## BEGIN Recorded data
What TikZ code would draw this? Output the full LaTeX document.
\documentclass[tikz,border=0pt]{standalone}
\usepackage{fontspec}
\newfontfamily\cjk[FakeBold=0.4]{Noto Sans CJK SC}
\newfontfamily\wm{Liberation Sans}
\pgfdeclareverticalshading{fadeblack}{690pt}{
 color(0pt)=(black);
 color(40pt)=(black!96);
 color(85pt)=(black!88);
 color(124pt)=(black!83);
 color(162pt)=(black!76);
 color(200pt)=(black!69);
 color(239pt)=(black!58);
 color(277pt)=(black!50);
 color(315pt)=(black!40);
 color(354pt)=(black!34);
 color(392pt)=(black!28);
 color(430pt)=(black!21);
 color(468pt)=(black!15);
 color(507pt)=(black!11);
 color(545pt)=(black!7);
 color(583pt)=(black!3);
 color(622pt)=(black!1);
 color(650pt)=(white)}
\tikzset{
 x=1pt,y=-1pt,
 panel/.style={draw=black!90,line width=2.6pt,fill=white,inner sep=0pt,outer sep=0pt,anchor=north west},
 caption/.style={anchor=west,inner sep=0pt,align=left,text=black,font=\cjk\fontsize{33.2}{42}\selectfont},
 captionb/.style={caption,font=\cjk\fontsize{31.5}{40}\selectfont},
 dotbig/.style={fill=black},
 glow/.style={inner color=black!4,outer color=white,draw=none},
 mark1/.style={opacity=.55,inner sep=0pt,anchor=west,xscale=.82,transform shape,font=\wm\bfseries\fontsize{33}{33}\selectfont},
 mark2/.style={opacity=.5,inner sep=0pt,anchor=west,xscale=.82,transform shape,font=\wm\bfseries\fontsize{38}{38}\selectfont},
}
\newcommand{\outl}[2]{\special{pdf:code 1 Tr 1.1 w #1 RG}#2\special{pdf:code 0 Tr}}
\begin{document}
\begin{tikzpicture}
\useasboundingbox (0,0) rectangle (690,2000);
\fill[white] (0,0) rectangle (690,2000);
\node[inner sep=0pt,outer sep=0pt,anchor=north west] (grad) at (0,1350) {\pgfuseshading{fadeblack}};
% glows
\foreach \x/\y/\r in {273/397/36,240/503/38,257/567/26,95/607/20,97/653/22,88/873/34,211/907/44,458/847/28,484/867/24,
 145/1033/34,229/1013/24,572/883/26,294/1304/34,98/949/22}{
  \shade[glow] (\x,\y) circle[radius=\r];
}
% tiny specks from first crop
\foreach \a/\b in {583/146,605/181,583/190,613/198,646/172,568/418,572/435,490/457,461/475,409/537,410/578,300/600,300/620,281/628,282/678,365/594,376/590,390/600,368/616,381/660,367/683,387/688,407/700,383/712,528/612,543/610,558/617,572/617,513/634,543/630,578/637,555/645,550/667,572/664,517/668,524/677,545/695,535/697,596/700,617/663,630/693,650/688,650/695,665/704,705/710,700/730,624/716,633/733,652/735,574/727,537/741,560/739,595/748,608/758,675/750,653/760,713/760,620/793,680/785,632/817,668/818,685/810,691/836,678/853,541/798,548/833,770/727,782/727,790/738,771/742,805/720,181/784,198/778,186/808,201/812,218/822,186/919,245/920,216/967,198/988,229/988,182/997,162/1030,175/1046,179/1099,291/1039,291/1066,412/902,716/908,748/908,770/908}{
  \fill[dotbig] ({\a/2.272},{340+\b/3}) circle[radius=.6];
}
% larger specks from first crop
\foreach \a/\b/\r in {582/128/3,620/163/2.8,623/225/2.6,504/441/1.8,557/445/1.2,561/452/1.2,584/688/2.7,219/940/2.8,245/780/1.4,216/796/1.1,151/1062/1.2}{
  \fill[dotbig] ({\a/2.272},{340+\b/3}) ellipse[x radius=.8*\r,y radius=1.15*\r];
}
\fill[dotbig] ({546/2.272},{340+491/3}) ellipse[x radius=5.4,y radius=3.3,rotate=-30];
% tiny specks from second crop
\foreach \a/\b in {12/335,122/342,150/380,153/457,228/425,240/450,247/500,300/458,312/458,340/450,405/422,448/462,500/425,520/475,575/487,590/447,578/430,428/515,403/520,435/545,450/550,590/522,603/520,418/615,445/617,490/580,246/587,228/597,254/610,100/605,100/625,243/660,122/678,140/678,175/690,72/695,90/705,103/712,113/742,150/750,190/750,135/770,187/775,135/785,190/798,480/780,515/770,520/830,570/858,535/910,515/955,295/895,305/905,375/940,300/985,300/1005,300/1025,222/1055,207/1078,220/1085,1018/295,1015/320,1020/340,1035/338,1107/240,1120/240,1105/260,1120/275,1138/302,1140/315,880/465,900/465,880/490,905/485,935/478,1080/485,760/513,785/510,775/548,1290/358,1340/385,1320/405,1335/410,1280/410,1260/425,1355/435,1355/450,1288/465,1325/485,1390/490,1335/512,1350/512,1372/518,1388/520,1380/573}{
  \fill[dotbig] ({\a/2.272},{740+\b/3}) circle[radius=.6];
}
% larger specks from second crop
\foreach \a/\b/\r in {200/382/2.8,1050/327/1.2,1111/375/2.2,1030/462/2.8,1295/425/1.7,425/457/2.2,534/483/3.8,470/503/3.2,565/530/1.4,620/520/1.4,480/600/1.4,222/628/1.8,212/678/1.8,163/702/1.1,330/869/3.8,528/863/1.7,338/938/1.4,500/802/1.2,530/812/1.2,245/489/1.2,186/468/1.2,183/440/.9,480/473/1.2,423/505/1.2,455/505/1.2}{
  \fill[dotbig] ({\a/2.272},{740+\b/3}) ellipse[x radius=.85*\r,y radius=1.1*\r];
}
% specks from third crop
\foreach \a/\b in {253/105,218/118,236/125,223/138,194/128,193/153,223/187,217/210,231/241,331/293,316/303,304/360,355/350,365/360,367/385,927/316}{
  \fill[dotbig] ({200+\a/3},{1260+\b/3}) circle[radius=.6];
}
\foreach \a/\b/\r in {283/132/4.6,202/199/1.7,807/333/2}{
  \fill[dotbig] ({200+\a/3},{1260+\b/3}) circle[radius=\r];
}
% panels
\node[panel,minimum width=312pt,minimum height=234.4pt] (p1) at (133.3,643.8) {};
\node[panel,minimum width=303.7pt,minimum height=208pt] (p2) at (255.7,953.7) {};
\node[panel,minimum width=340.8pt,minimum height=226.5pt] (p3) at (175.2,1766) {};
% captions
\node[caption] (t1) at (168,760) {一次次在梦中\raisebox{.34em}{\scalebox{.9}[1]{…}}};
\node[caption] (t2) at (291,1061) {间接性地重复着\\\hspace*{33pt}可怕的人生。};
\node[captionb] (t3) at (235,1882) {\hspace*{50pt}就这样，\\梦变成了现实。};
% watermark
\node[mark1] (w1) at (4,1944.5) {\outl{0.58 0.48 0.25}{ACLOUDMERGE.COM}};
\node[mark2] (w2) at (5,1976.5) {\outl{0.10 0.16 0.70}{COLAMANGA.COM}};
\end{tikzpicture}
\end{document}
## END Recorded data
Problem requirements: Repeat the listing in full, keeping every line exactly as it is.

Finished answer:
What TikZ code would draw this? Output the full LaTeX document.
\documentclass[tikz,border=0pt]{standalone}
\usepackage{fontspec}
\newfontfamily\cjk[FakeBold=0.4]{Noto Sans CJK SC}
\newfontfamily\wm{Liberation Sans}
\pgfdeclareverticalshading{fadeblack}{690pt}{
 color(0pt)=(black);
 color(40pt)=(black!96);
 color(85pt)=(black!88);
 color(124pt)=(black!83);
 color(162pt)=(black!76);
 color(200pt)=(black!69);
 color(239pt)=(black!58);
 color(277pt)=(black!50);
 color(315pt)=(black!40);
 color(354pt)=(black!34);
 color(392pt)=(black!28);
 color(430pt)=(black!21);
 color(468pt)=(black!15);
 color(507pt)=(black!11);
 color(545pt)=(black!7);
 color(583pt)=(black!3);
 color(622pt)=(black!1);
 color(650pt)=(white)}
\tikzset{
 x=1pt,y=-1pt,
 panel/.style={draw=black!90,line width=2.6pt,fill=white,inner sep=0pt,outer sep=0pt,anchor=north west},
 caption/.style={anchor=west,inner sep=0pt,align=left,text=black,font=\cjk\fontsize{33.2}{42}\selectfont},
 captionb/.style={caption,font=\cjk\fontsize{31.5}{40}\selectfont},
 dotbig/.style={fill=black},
 glow/.style={inner color=black!4,outer color=white,draw=none},
 mark1/.style={opacity=.55,inner sep=0pt,anchor=west,xscale=.82,transform shape,font=\wm\bfseries\fontsize{33}{33}\selectfont},
 mark2/.style={opacity=.5,inner sep=0pt,anchor=west,xscale=.82,transform shape,font=\wm\bfseries\fontsize{38}{38}\selectfont},
}
\newcommand{\outl}[2]{\special{pdf:code 1 Tr 1.1 w #1 RG}#2\special{pdf:code 0 Tr}}
\begin{document}
\begin{tikzpicture}
\useasboundingbox (0,0) rectangle (690,2000);
\fill[white] (0,0) rectangle (690,2000);
\node[inner sep=0pt,outer sep=0pt,anchor=north west] (grad) at (0,1350) {\pgfuseshading{fadeblack}};
% glows
\foreach \x/\y/\r in {273/397/36,240/503/38,257/567/26,95/607/20,97/653/22,88/873/34,211/907/44,458/847/28,484/867/24,
 145/1033/34,229/1013/24,572/883/26,294/1304/34,98/949/22}{
  \shade[glow] (\x,\y) circle[radius=\r];
}
% tiny specks from first crop
\foreach \a/\b in {583/146,605/181,583/190,613/198,646/172,568/418,572/435,490/457,461/475,409/537,410/578,300/600,300/620,281/628,282/678,365/594,376/590,390/600,368/616,381/660,367/683,387/688,407/700,383/712,528/612,543/610,558/617,572/617,513/634,543/630,578/637,555/645,550/667,572/664,517/668,524/677,545/695,535/697,596/700,617/663,630/693,650/688,650/695,665/704,705/710,700/730,624/716,633/733,652/735,574/727,537/741,560/739,595/748,608/758,675/750,653/760,713/760,620/793,680/785,632/817,668/818,685/810,691/836,678/853,541/798,548/833,770/727,782/727,790/738,771/742,805/720,181/784,198/778,186/808,201/812,218/822,186/919,245/920,216/967,198/988,229/988,182/997,162/1030,175/1046,179/1099,291/1039,291/1066,412/902,716/908,748/908,770/908}{
  \fill[dotbig] ({\a/2.272},{340+\b/3}) circle[radius=.6];
}
% larger specks from first crop
\foreach \a/\b/\r in {582/128/3,620/163/2.8,623/225/2.6,504/441/1.8,557/445/1.2,561/452/1.2,584/688/2.7,219/940/2.8,245/780/1.4,216/796/1.1,151/1062/1.2}{
  \fill[dotbig] ({\a/2.272},{340+\b/3}) ellipse[x radius=.8*\r,y radius=1.15*\r];
}
\fill[dotbig] ({546/2.272},{340+491/3}) ellipse[x radius=5.4,y radius=3.3,rotate=-30];
% tiny specks from second crop
\foreach \a/\b in {12/335,122/342,150/380,153/457,228/425,240/450,247/500,300/458,312/458,340/450,405/422,448/462,500/425,520/475,575/487,590/447,578/430,428/515,403/520,435/545,450/550,590/522,603/520,418/615,445/617,490/580,246/587,228/597,254/610,100/605,100/625,243/660,122/678,140/678,175/690,72/695,90/705,103/712,113/742,150/750,190/750,135/770,187/775,135/785,190/798,480/780,515/770,520/830,570/858,535/910,515/955,295/895,305/905,375/940,300/985,300/1005,300/1025,222/1055,207/1078,220/1085,1018/295,1015/320,1020/340,1035/338,1107/240,1120/240,1105/260,1120/275,1138/302,1140/315,880/465,900/465,880/490,905/485,935/478,1080/485,760/513,785/510,775/548,1290/358,1340/385,1320/405,1335/410,1280/410,1260/425,1355/435,1355/450,1288/465,1325/485,1390/490,1335/512,1350/512,1372/518,1388/520,1380/573}{
  \fill[dotbig] ({\a/2.272},{740+\b/3}) circle[radius=.6];
}
% larger specks from second crop
\foreach \a/\b/\r in {200/382/2.8,1050/327/1.2,1111/375/2.2,1030/462/2.8,1295/425/1.7,425/457/2.2,534/483/3.8,470/503/3.2,565/530/1.4,620/520/1.4,480/600/1.4,222/628/1.8,212/678/1.8,163/702/1.1,330/869/3.8,528/863/1.7,338/938/1.4,500/802/1.2,530/812/1.2,245/489/1.2,186/468/1.2,183/440/.9,480/473/1.2,423/505/1.2,455/505/1.2}{
  \fill[dotbig] ({\a/2.272},{740+\b/3}) ellipse[x radius=.85*\r,y radius=1.1*\r];
}
% specks from third crop
\foreach \a/\b in {253/105,218/118,236/125,223/138,194/128,193/153,223/187,217/210,231/241,331/293,316/303,304/360,355/350,365/360,367/385,927/316}{
  \fill[dotbig] ({200+\a/3},{1260+\b/3}) circle[radius=.6];
}
\foreach \a/\b/\r in {283/132/4.6,202/199/1.7,807/333/2}{
  \fill[dotbig] ({200+\a/3},{1260+\b/3}) circle[radius=\r];
}
% panels
\node[panel,minimum width=312pt,minimum height=234.4pt] (p1) at (133.3,643.8) {};
\node[panel,minimum width=303.7pt,minimum height=208pt] (p2) at (255.7,953.7) {};
\node[panel,minimum width=340.8pt,minimum height=226.5pt] (p3) at (175.2,1766) {};
% captions
\node[caption] (t1) at (168,760) {一次次在梦中\raisebox{.34em}{\scalebox{.9}[1]{…}}};
\node[caption] (t2) at (291,1061) {间接性地重复着\\\hspace*{33pt}可怕的人生。};
\node[captionb] (t3) at (235,1882) {\hspace*{50pt}就这样，\\梦变成了现实。};
% watermark
\node[mark1] (w1) at (4,1944.5) {\outl{0.58 0.48 0.25}{ACLOUDMERGE.COM}};
\node[mark2] (w2) at (5,1976.5) {\outl{0.10 0.16 0.70}{COLAMANGA.COM}};
\end{tikzpicture}
\end{document}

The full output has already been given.